Abstract

We have been developing a standing ride type vehicle, such as electric skateboards. A human dynamics model is required to assist balance control of human standing in the vehicle. So far, however, little information has emerged on the human balance control mechanism. The purpose of this study is to construct a transfer function model of human body dynamics on frontal plane when the support surface moves to horizontal direction. The present investigation deals with the dynamics in low frequency range (below 4rad/s) with parallel stance. We assumed a human mechanical model as one degree-of-freedom system. In a previous paper we estimated characteristic roots of the human standing model from impulse response tests. Here we report a procedure to identify a transfer function model describing the system definitely from the result of impulse response tests and frequency response tests.
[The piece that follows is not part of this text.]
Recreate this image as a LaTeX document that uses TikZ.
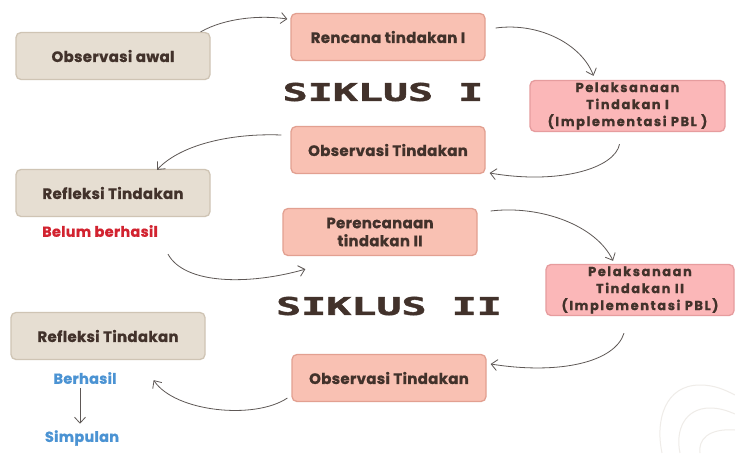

Reference acceleration for the support surface in the frequency response test was composed of six trigonometric functions from 1.0 rad/s to 4.0 rad/s. Posture angle of the body and moment generated from support surface were measured by a motion capture system and a load measurement system respectively. The human model was identified by two steps in the present method. We estimated the characteristic roots from the result of impulse response test in first step. Then it allowed us to define denominator of the transfer function model as the estimated characteristic polynomial. In second step, we identified numerator of the transfer function model from the result of frequency response test by least square method. The present method enabled us to identify a low-dimensional transfer function model accurately from experimental data with large variability.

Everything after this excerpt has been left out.